Given instruction
Omitting all pictures, copy word for word the lines from the line containing "Write the TikZ code for this diagram." through the final line of the entries.

Supplied information
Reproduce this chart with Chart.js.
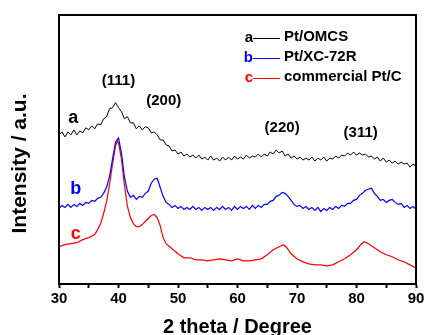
<!DOCTYPE html>
<html>
<head>
<meta charset="utf-8">
<script src="https://cdn.jsdelivr.net/npm/chart.js@4.4.1/dist/chart.umd.min.js"></script>
<style>
  html, body { margin: 0; padding: 0; background: #fff; }
  #wrap { width: 425px; height: 335px; }
</style>
</head>
<body>
<div id="wrap"><canvas id="chart" width="425" height="335"></canvas></div>
<script>
// 2 theta grid for curves a and b
var thetaAB = [30,30.5,31,31.5,32,32.5,33,33.5,34,34.5,35,35.5,36,36.5,37,37.5,38,38.5,39,39.5,
  40,40.5,41,41.5,42,42.5,43,43.5,44,44.5,45,45.5,46,46.5,47,47.5,48,48.5,49,49.5,
  50,50.5,51,51.5,52,52.5,53,53.5,54,54.5,55,55.5,56,56.5,57,57.5,58,58.5,59,59.5,
  60,60.5,61,61.5,62,62.5,63,63.5,64,64.5,65,65.5,66,66.5,67,67.5,68,68.5,69,69.5,
  70,70.5,71,71.5,72,72.5,73,73.5,74,74.5,75,75.5,76,76.5,77,77.5,78,78.5,79,79.5,
  80,80.5,81,81.5,82,82.5,83,83.5,84,84.5,85,85.5,86,86.5,87,87.5,88,88.5,89,89.5,90];

// a: Pt/OMCS
var intensityA = [148,151,146,151,148,153,148,152,150,155,153,157,154,159,158,164,166,174,175,180,
  175,171,164,166,160,160,154,157,153,156,155,150,151,148,143,143,138,137,132,133,
  129,131,127,129,126,128,125,128,124,126,123,127,123,125,122,126,123,126,123,127,
  124,126,124,128,125,127,126,129,126,129,127,131,129,133,130,132,127,129,125,127,
  124,126,123,125,123,126,122,125,123,126,122,125,124,127,125,128,127,130,128,131,
  128,130,128,129,126,127,124,126,122,125,121,123,120,122,119,121,119,120,116,119,117];

// b: Pt/XC-72R
var intensityB = [75,78,76,79,76,79,77,80,78,81,80,83,82,85,86,90,96,107,124,141,
  145,130,106,92,86,88,84,87,86,90,92,100,104,105,96,87,81,79,76,78,
  75,77,74,76,74,77,74,76,73,76,74,76,73,76,74,77,74,76,73,77,
  74,77,75,77,74,78,75,78,76,79,79,82,83,87,88,91,90,87,83,79,
  77,78,75,77,74,76,73,76,72,75,73,76,74,77,75,78,77,80,80,83,
  84,88,90,93,94,95,90,87,83,84,81,83,84,81,79,80,76,78,75,77,74];

// c: commercial Pt/C
var thetaC = [30,31,32,33,34,35,36,36.5,37,37.5,38,38.5,39,39.5,39.8,40,40.5,41,41.5,42,
  42.5,43,43.5,44,44.5,45,45.5,46,46.5,47,47.5,48,49,50,51,52,53,54,55,56,
  57,58,59,60,61,62,63,64,65,66,67,67.7,68.3,69,70,71,72,73,74,75,
  76,77,78,79,80,80.7,81.3,82,83,84,85,86,87,88,89,90];
var intensityC = [37,39,40,41,44,46,49,54,60,70,82,99,119,137,142,140,124,98,77,66,
  60,57,57,59,62,65,68,69,66,58,46,40,35,30,26,26,24,24,23,24,
  25,24,23,25,23,23,24,25,29,34,37,39,36,30,25,22,20,19,19,18,
  19,22,25,29,34,39,42,40,36,32,29,27,24,22,19,16];

var xTicks = [30, 40, 50, 60, 70, 80, 90];

var peakLabels = ['(111)', '(200)', '(220)', '(311)'];
var peakX = [40, 47.6, 67.5, 80.7];
var peakY = [202, 182, 155, 150];

var seriesLetters = ['a', 'b', 'c'];
var seriesNames = ['Pt/OMCS', 'Pt/XC-72R', 'commercial Pt/C'];
var seriesColors = ['#000000', '#0000ff', '#ff0000'];
var letterX = [32.4, 32.8, 32.8];
var letterY = [165, 94, 50];

function pts(xs, ys) {
  return xs.map(function(x, i) { return {x: x, y: ys[i]}; });
}

var FONT = '"Liberation Sans", Arial, sans-serif';

var extras = {
  id: 'extras',
  afterDatasetsDraw: function(chart) {
    var c = chart.ctx, a = chart.chartArea;
    var xs = chart.scales.x, ys = chart.scales.y;
    c.save();
    // frame
    c.strokeStyle = '#000';
    c.lineWidth = 2;
    c.strokeRect(a.left, a.top, a.right - a.left, a.bottom - a.top);

    // peak labels
    c.fillStyle = '#000';
    c.font = 'bold 15px ' + FONT;
    c.textAlign = 'center';
    c.textBaseline = 'middle';
    peakLabels.forEach(function(t, i) {
      c.fillText(t, xs.getPixelForValue(peakX[i]), ys.getPixelForValue(peakY[i]));
    });

    // curve letters
    c.font = 'bold 18px ' + FONT;
    seriesLetters.forEach(function(t, i) {
      c.fillStyle = seriesColors[i];
      c.fillText(t, xs.getPixelForValue(letterX[i]), ys.getPixelForValue(letterY[i]));
    });

    // legend
    c.font = 'bold 15px ' + FONT;
    seriesLetters.forEach(function(t, i) {
      var y = a.top + 22 + i * 20;
      var x0 = a.left + 194;
      c.fillStyle = seriesColors[i];
      c.textAlign = 'right';
      c.fillText(t, x0, y + 1);
      c.strokeStyle = seriesColors[i];
      c.lineWidth = 1;
      c.beginPath();
      c.moveTo(x0, y + 1.5);
      c.lineTo(x0 + 27, y + 1.5);
      c.stroke();
      c.fillStyle = '#000';
      c.textAlign = 'left';
      c.fillText(seriesNames[i], x0 + 31, y);
    });

    // y title
    c.translate(20, (a.top + a.bottom) / 2 + 14);
    c.rotate(-Math.PI / 2);
    c.font = 'bold 21px ' + FONT;
    c.textAlign = 'center';
    c.fillStyle = '#000';
    c.fillText('Intensity / a.u.', 0, 0);
    c.restore();
  }
};

new Chart(document.getElementById('chart'), {
  type: 'line',
  data: {
    datasets: [
      {label: seriesNames[0], data: pts(thetaAB, intensityA), borderColor: seriesColors[0], borderWidth: 1},
      {label: seriesNames[1], data: pts(thetaAB, intensityB), borderColor: seriesColors[1], borderWidth: 1.2},
      {label: seriesNames[2], data: pts(thetaC, intensityC), borderColor: seriesColors[2], borderWidth: 1.2}
    ]
  },
  options: {
    responsive: false,
    animation: false,
    layout: {padding: {left: 59, right: 9, top: 15, bottom: 0}},
    elements: {point: {radius: 0}, line: {tension: 0}},
    plugins: {legend: {display: false}, tooltip: {enabled: false}},
    scales: {
      x: {
        type: 'linear',
        min: 30, max: 90,
        afterBuildTicks: function(s) {
          var t = [];
          for (var v = 30; v <= 90; v += 5) t.push({value: v});
          s.ticks = t;
        },
        afterFit: function(s) {
          // let the layout padding alone decide the plot edges
          s.paddingLeft = 0;
          s.paddingRight = 0;
        },
        ticks: {
          color: '#000',
          padding: 3,
          maxRotation: 0,
          autoSkip: false,
          font: {family: FONT, size: 15, weight: 'bold', lineHeight: 1},
          callback: function(v) { return xTicks.indexOf(v) >= 0 ? String(v) : ''; }
        },
        grid: {drawOnChartArea: false, drawTicks: true, tickLength: 4, tickWidth: 2, tickColor: '#000'},
        border: {display: true, color: '#000', width: 2},
        title: {
          display: true, text: '2 theta / Degree', color: '#000',
          font: {family: FONT, size: 20, weight: 'bold', lineHeight: 1},
          padding: {top: 8, bottom: -2}
        }
      },
      y: {
        type: 'linear',
        min: 0, max: 267,
        display: false
      }
    }
  },
  plugins: [extras]
});
</script>
</body>
</html>
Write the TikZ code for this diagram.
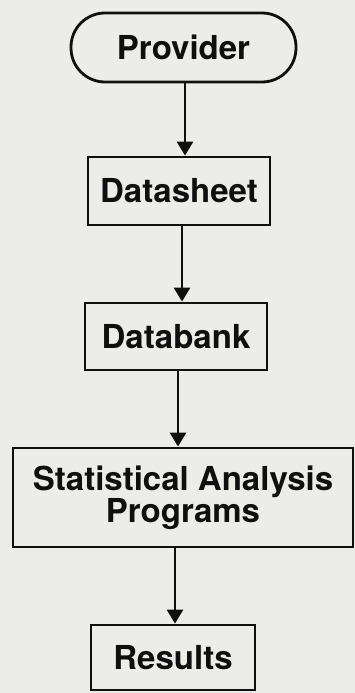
\documentclass[tikz,border=0pt]{standalone}
\usepackage{fontspec}
\setmainfont{TeX Gyre Heros}
\usetikzlibrary{arrows.meta}
\definecolor{paper}{RGB}{236,236,233}
\definecolor{ink}{RGB}{15,15,15}
\begin{document}
\begin{tikzpicture}[x=1pt,y=-1pt,
  box/.style={draw=ink,line width=2.8pt,rectangle,inner sep=0pt,align=center,
    font=\bfseries\fontsize{33}{32}\selectfont,text=ink},
  arr/.style={draw=ink,line width=2.8pt,-{Triangle[width=16pt,length=14pt]}}]
\fill[paper] (0,0) rectangle (355,693);
\useasboundingbox (0,0) rectangle (355,693);
\node[box,rounded corners=34pt,minimum width=225pt,minimum height=69pt] (prov) at (183.5,47.5) {Provider};
\node[box,minimum width=182pt,minimum height=68pt] (ds) at (179,191) {Datasheet};
\node[box,minimum width=182pt,minimum height=67pt] (db) at (176,336.5) {Databank};
\node[box,minimum width=340pt,minimum height=99pt] (sap) at (183,497.5) {Statistical Analysis\\Programs};
\node[box,minimum width=164pt,minimum height=65pt] (res) at (173,657.5) {Results};
\draw[arr] ([xshift=1.5pt]prov.south) -- ([xshift=1.5pt]prov.south |- ds.north);
\draw[arr] ([xshift=3pt]ds.south) -- ([xshift=3pt]ds.south |- db.north);
\draw[arr] ([xshift=2pt]db.south) -- ([xshift=2pt]db.south |- sap.north);
\draw[arr] ([xshift=-8pt]sap.south) -- ([xshift=-8pt]sap.south |- res.north);
\end{tikzpicture}
\end{document}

Reply
Write the TikZ code for this diagram.
\documentclass[tikz,border=0pt]{standalone}
\usepackage{fontspec}
\setmainfont{TeX Gyre Heros}
\usetikzlibrary{arrows.meta}
\definecolor{paper}{RGB}{236,236,233}
\definecolor{ink}{RGB}{15,15,15}
\begin{document}
\begin{tikzpicture}[x=1pt,y=-1pt,
  box/.style={draw=ink,line width=2.8pt,rectangle,inner sep=0pt,align=center,
    font=\bfseries\fontsize{33}{32}\selectfont,text=ink},
  arr/.style={draw=ink,line width=2.8pt,-{Triangle[width=16pt,length=14pt]}}]
\fill[paper] (0,0) rectangle (355,693);
\useasboundingbox (0,0) rectangle (355,693);
\node[box,rounded corners=34pt,minimum width=225pt,minimum height=69pt] (prov) at (183.5,47.5) {Provider};
\node[box,minimum width=182pt,minimum height=68pt] (ds) at (179,191) {Datasheet};
\node[box,minimum width=182pt,minimum height=67pt] (db) at (176,336.5) {Databank};
\node[box,minimum width=340pt,minimum height=99pt] (sap) at (183,497.5) {Statistical Analysis\\Programs};
\node[box,minimum width=164pt,minimum height=65pt] (res) at (173,657.5) {Results};
\draw[arr] ([xshift=1.5pt]prov.south) -- ([xshift=1.5pt]prov.south |- ds.north);
\draw[arr] ([xshift=3pt]ds.south) -- ([xshift=3pt]ds.south |- db.north);
\draw[arr] ([xshift=2pt]db.south) -- ([xshift=2pt]db.south |- sap.north);
\draw[arr] ([xshift=-8pt]sap.south) -- ([xshift=-8pt]sap.south |- res.north);
\end{tikzpicture}
\end{document}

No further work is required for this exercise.